Maybe having a certain shot in one place will detract from the momentum of a scene, and maybe having even more shots will increase that momentum. That is something I discuss with the director and episode directors in each case, while snipping out a shot here, or reinserting it again there, to continually adjust things.
With Season 1 being complete, along with its unique tempo and shots, the world of the series has been well established. From your editor’s perspective, have you also come up with your own steadfast format?
Hirose: No, I haven’t.
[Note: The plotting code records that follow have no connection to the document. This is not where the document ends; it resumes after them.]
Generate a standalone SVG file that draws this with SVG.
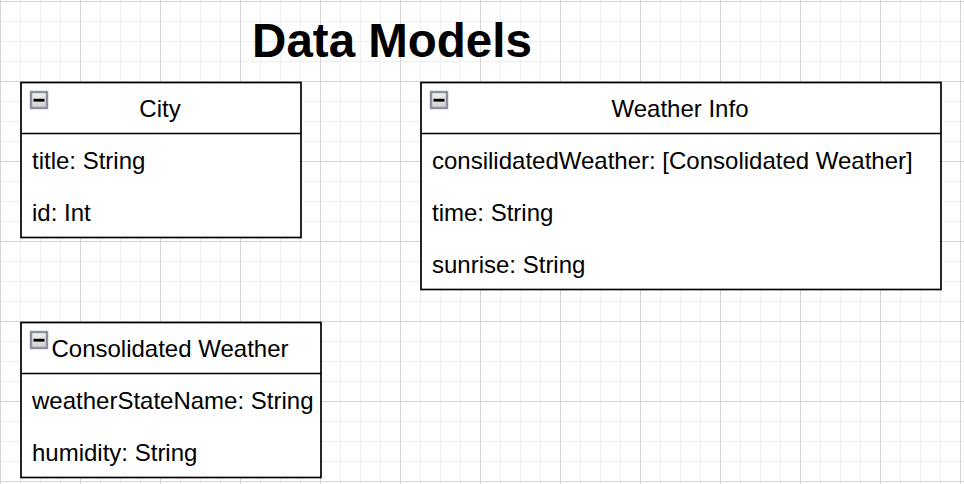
<svg xmlns="http://www.w3.org/2000/svg" width="964" height="484" viewBox="0 0 964 484">
  <defs>
    <pattern id="minor" x="0" y="1" width="20" height="20" patternUnits="userSpaceOnUse">
      <path d="M0.5 0V20M0 0.5H20" fill="none" stroke="#efefef" stroke-width="1"/>
    </pattern>
    <pattern id="major" x="0" y="1" width="80" height="80" patternUnits="userSpaceOnUse">
      <path d="M0.5 0V80M0 0.5H80" fill="none" stroke="#d4d4d4" stroke-width="1"/>
    </pattern>
    <linearGradient id="iconfill" x1="0" y1="0" x2="0" y2="1">
      <stop offset="0" stop-color="#f2f2f2"/>
      <stop offset="1" stop-color="#cfd0d3"/>
    </linearGradient>
    <g id="collapse">
      <rect x="0" y="0" width="16" height="16" fill="url(#iconfill)" stroke="#8a90a0" stroke-width="2.4"/>
      <rect x="2.5" y="6.8" width="11" height="2.8" fill="#000"/>
    </g>
  </defs>
  <style>
    .box { fill: #ffffff; stroke: #000000; stroke-width: 1.7; }
    .div { stroke: #000000; stroke-width: 1.7; }
    .hdr { font-family: "Liberation Sans", Arial, sans-serif; font-size: 24px; fill: #000; text-anchor: middle; }
    .row { font-family: "Liberation Sans", Arial, sans-serif; font-size: 24px; fill: #000; }
    .title { font-family: "Liberation Sans", Arial, sans-serif; font-size: 47.5px; font-weight: bold; fill: #000; text-anchor: middle; }
  </style>
  <rect x="0" y="0" width="964" height="484" fill="#ffffff"/>
  <rect x="0" y="0" width="964" height="484" fill="url(#minor)"/>
  <rect x="0" y="0" width="964" height="484" fill="url(#major)"/>

  <text class="title" x="392" y="57">Data Models</text>

  <g id="city">
    <rect class="box" x="21" y="82.5" width="280" height="155"/>
    <line class="div" x1="21" y1="133.5" x2="301" y2="133.5"/>
    <use href="#collapse" x="31" y="92"/>
    <text class="hdr" x="160" y="117">City</text>
    <text class="row" x="32" y="169">title: String</text>
    <text class="row" x="32" y="221">id: Int</text>
  </g>

  <g id="weather-info">
    <rect class="box" x="421" y="82.5" width="520" height="207"/>
    <line class="div" x1="421" y1="133.5" x2="941" y2="133.5"/>
    <use href="#collapse" x="431" y="92"/>
    <text class="hdr" x="680" y="117">Weather Info</text>
    <text class="row" x="432" y="169">consilidatedWeather: [Consolidated Weather]</text>
    <text class="row" x="432" y="221">time: String</text>
    <text class="row" x="432" y="273">sunrise: String</text>
  </g>

  <g id="consolidated-weather">
    <rect class="box" x="21" y="322.5" width="300" height="155"/>
    <line class="div" x1="21" y1="373.5" x2="321" y2="373.5"/>
    <use href="#collapse" x="31" y="332"/>
    <text class="hdr" x="170" y="357">Consolidated Weather</text>
    <text class="row" x="32" y="409">weatherStateName: String</text>
    <text class="row" x="32" y="461">humidity: String</text>
  </g>

  <g id="connectors"></g>
</svg>
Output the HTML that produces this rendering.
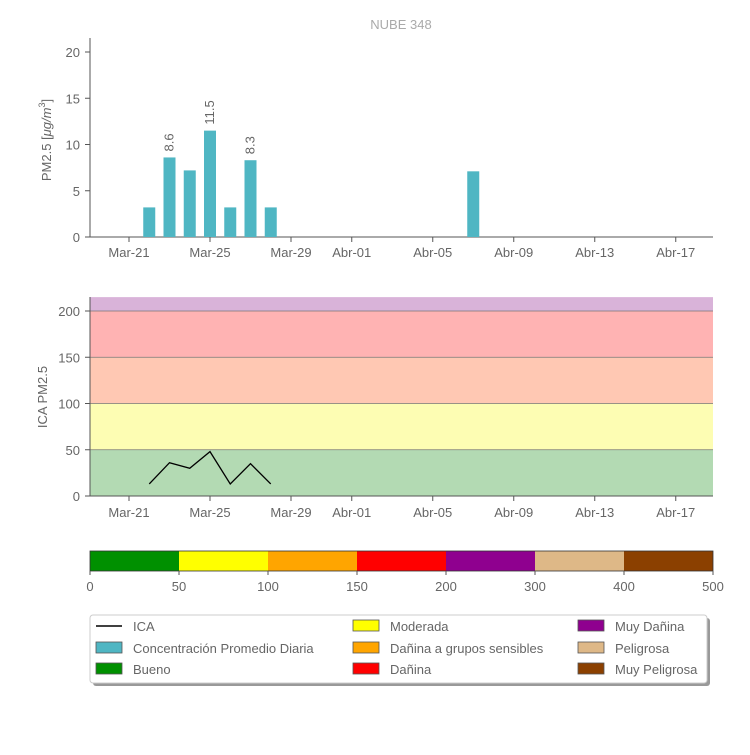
<!DOCTYPE html>
<html><head><meta charset="utf-8"><style>
body{margin:0;background:#fff;font-family:"Liberation Sans",sans-serif}
svg text{font-family:"Liberation Sans",sans-serif;fill:#666}
</style></head><body>
<svg id="c" width="750" height="750" viewBox="0 0 750 750"></svg>
<script>
const dates=["Mar-22","Mar-23","Mar-24","Mar-25","Mar-26","Mar-27","Mar-28","Abr-07"];
const dayIdx=[1,2,3,4,5,6,7,17];
const pm25=[3.2,8.6,7.2,11.5,3.2,8.3,3.2,7.1];
const barLabels=["","8.6","","11.5","","8.3","",""];
const icaDays=[1,2,3,4,5,6,7];
const icaVals=[13,36,30,48,13,35,13];
const tickLabels=["Mar-21","Mar-25","Mar-29","Abr-01","Abr-05","Abr-09","Abr-13","Abr-17"];
const tickDays=[0,4,8,11,15,19,23,27];
const pmTicks=[0,5,10,15,20];
const icaTicks=[0,50,100,150,200];
const bandLimits=[0,50,100,150,200,215];
const bandColors=["#b3dab3","#fdfdb3","#ffc8b3","#ffb3b3","#d9b3d9"];
const cbTicks=["0","50","100","150","200","300","400","500"];
const cbColors=["#009000","#ffff00","#ffa500","#ff0000","#8f008f","#deb887","#8b4000"];

const S=document.getElementById('c');const NS="http://www.w3.org/2000/svg";
function el(t,a,p){const e=document.createElementNS(NS,t);for(const k in a)e.setAttribute(k,a[k]);(p||S).appendChild(e);return e;}
const X=d=>129+(d)*20.25;
const Y1=v=>237-v*9.25;
const Y2=v=>496-v*0.925;

let t=el('text',{x:401,y:29,'text-anchor':'middle','font-size':13,style:'fill:#aaa'});t.textContent="NUBE 348";


// top axes
let g=el('g',{});
el('line',{x1:90,y1:38,x2:90,y2:237,stroke:'#555'},g);
el('line',{x1:90,y1:237,x2:713,y2:237,stroke:'#555'},g);
pmTicks.forEach(v=>{el('line',{x1:85,x2:90,y1:Y1(v),y2:Y1(v),stroke:'#555'},g);
 const tt=el('text',{x:80,y:Y1(v)+5,'text-anchor':'end','font-size':13},g);tt.textContent=v;});
t=el('text',{x:0,y:0,'font-size':13,transform:'translate(51,140) rotate(-90)','text-anchor':'middle'},g);
t.innerHTML='PM2.5 [<tspan font-style="italic">μg/m</tspan><tspan font-size="9" dy="-6">3</tspan><tspan dy="6">]</tspan>';

dates.forEach((d,i)=>{const b=el('rect',{x:X(dayIdx[i])-6,y:Y1(pm25[i]),width:12,height:pm25[i]*9.25,fill:'#4fb6c3'},g);
 
 if(barLabels[i]){const l=el('text',{'font-size':13,transform:`translate(${X(dayIdx[i])+4},${Y1(pm25[i])-6}) rotate(-90)`},g);l.textContent=barLabels[i];}});
tickDays.forEach((d,i)=>{el('line',{x1:X(d),x2:X(d),y1:237,y2:242,stroke:'#555'},g);
 const l=el('text',{x:X(d),y:257,'text-anchor':'middle','font-size':13},g);l.textContent=tickLabels[i];});

// bottom
g=el('g',{});
for(let i=0;i<bandColors.length;i++){el('rect',{x:90,y:Y2(bandLimits[i+1]),width:623,height:Y2(bandLimits[i])-Y2(bandLimits[i+1]),fill:bandColors[i]},g);}
[50,100,150,200].forEach(v=>el('line',{x1:90,x2:713,y1:Y2(v),y2:Y2(v),stroke:'#777','stroke-width':0.7},g));
el('line',{x1:90,y1:297,x2:90,y2:496,stroke:'#555'},g);
el('line',{x1:90,y1:496,x2:713,y2:496,stroke:'#555'},g);
icaTicks.forEach(v=>{el('line',{x1:85,x2:90,y1:Y2(v),y2:Y2(v),stroke:'#555'},g);
 const tt=el('text',{x:80,y:Y2(v)+5,'text-anchor':'end','font-size':13},g);tt.textContent=v;});
t=el('text',{'font-size':13,transform:'translate(47,397) rotate(-90)','text-anchor':'middle'},g);t.textContent="ICA PM2.5";
tickDays.forEach((d,i)=>{el('line',{x1:X(d),x2:X(d),y1:496,y2:501,stroke:'#555'},g);
 const l=el('text',{x:X(d),y:517,'text-anchor':'middle','font-size':13},g);l.textContent=tickLabels[i];});
const pl=el('polyline',{points:icaDays.map((d,i)=>X(d)+','+Y2(icaVals[i])).join(' '),fill:'none',stroke:'#000','stroke-width':1.3},g);


// colorbar
g=el('g',{});
const cw=623/7;
cbColors.forEach((c,i)=>el('rect',{x:90+i*cw,y:551,width:cw,height:20,fill:c},g));
el('rect',{x:90,y:551,width:623,height:20,fill:'none',stroke:'#333','stroke-width':0.8},g);
cbTicks.forEach((l,i)=>{el('line',{x1:90+i*cw,x2:90+i*cw,y1:571,y2:575,stroke:'#555'},g);
 const tt=el('text',{x:90+i*cw,y:591,'text-anchor':'middle','font-size':13},g);tt.textContent=l;});

// legend
g=el('g',{});
el('rect',{x:93,y:618,width:617,height:68,fill:'#999',rx:3},g);
el('rect',{x:90,y:615,width:617,height:68,fill:'#fff',stroke:'#ccc',rx:3},g);
const items=[["ICA",null,96,626],["Concentración Promedio Diaria","#4fb6c3",96,648],["Bueno","#009000",96,669],
["Moderada","#ffff00",353,626],["Dañina a grupos sensibles","#ffa500",353,648],["Dañina","#ff0000",353,669],
["Muy Dañina","#8f008f",578,626],["Peligrosa","#deb887",578,648],["Muy Peligrosa","#8b4000",578,669]];
items.forEach(it=>{const e=el('g',{},g);
 if(it[1])el('rect',{x:it[2],y:it[3]-6,width:26,height:11,fill:it[1],stroke:'#555','stroke-width':0.8},e);
 else el('line',{x1:it[2],x2:it[2]+26,y1:it[3],y2:it[3],stroke:'#000','stroke-width':1.5},e);
 const tt=el('text',{x:it[2]+37,y:it[3]+5,'font-size':13},e);tt.textContent=it[0];});
</script>
</body></html>
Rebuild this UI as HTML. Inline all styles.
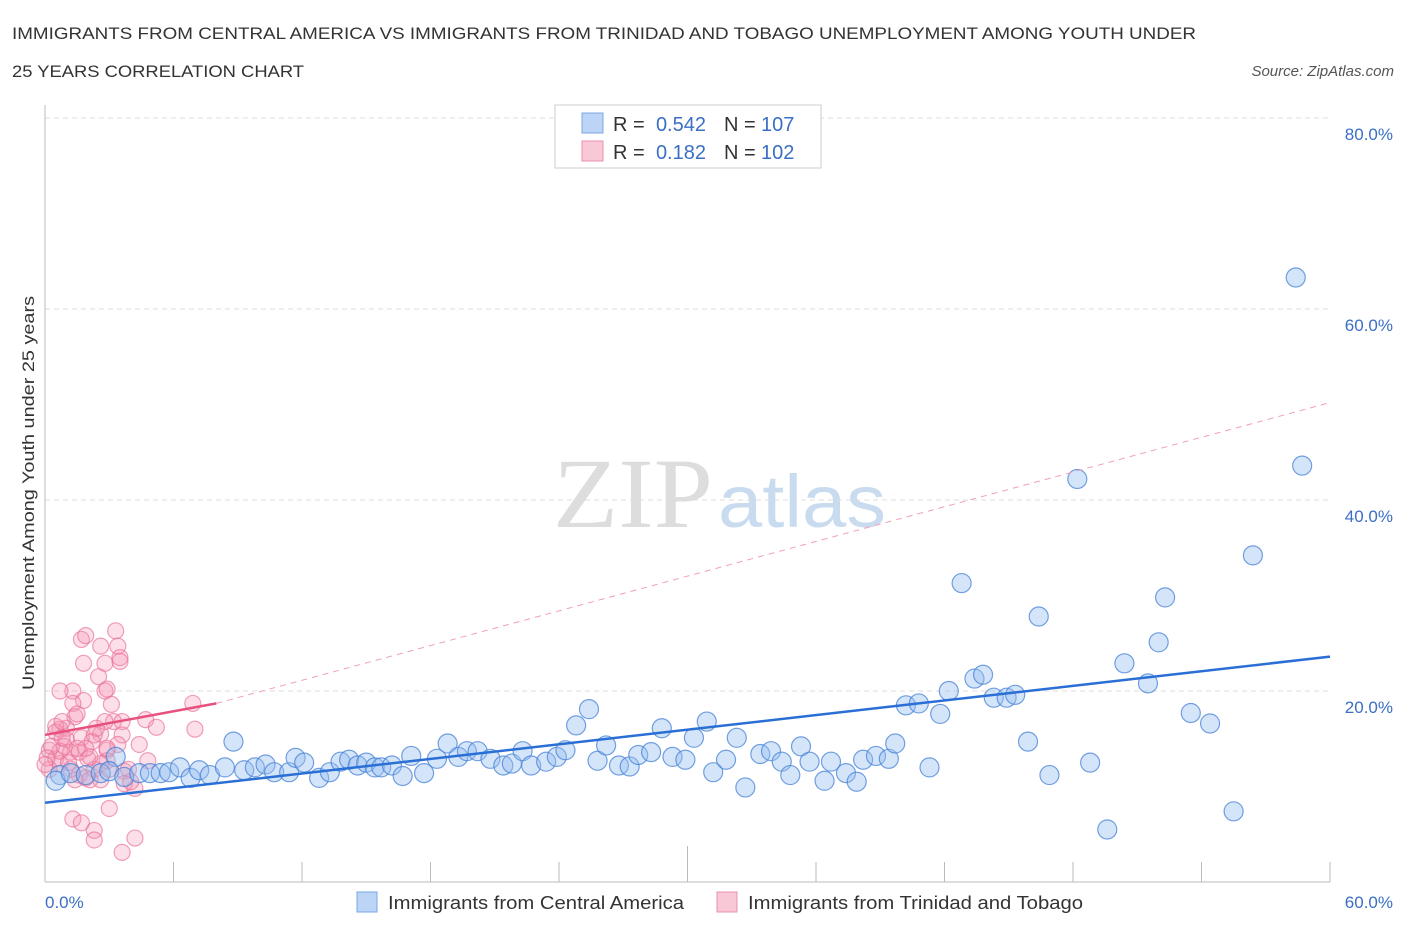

I still haven’t arrived at a stable format or any answers.
I have worked on a good number of anime productions in my life, and it always feels like it’s a matter of trial and error, where I imagine to myself “that went a little better than last time, didn’t it?” Personally, I feel that relying on one format and not doing anything new is boring, so I do my best to work in a way that I’m not pulling right answers out of my own drawer.
Then we can see new direction and the challenges that go along with it in Season 1. I think watching it again after knowing more about the job of editing will make things even more interesting.
Incidentally, while I think that Season 1 had a tremendous response, was there anything that really hit you from an editing standpoint?
Hirose: This is quite personal and humbling, but my own children now like the series after watching the anime!
That’s gratifying to hear.
Hirose: The opinions of those who are nearest and dearest to you are the ones that really resonate in your heart. Of course, I’m also glad to have people know more about the details of my work, and I would appreciate having everyone watching Season 2 see it from a new point of view.
The scale of the upcoming season grows even larger, as more friends and foes are introduced and little by little, the truth is revealed, so as a watcher of the show myself, I’m already excited for it.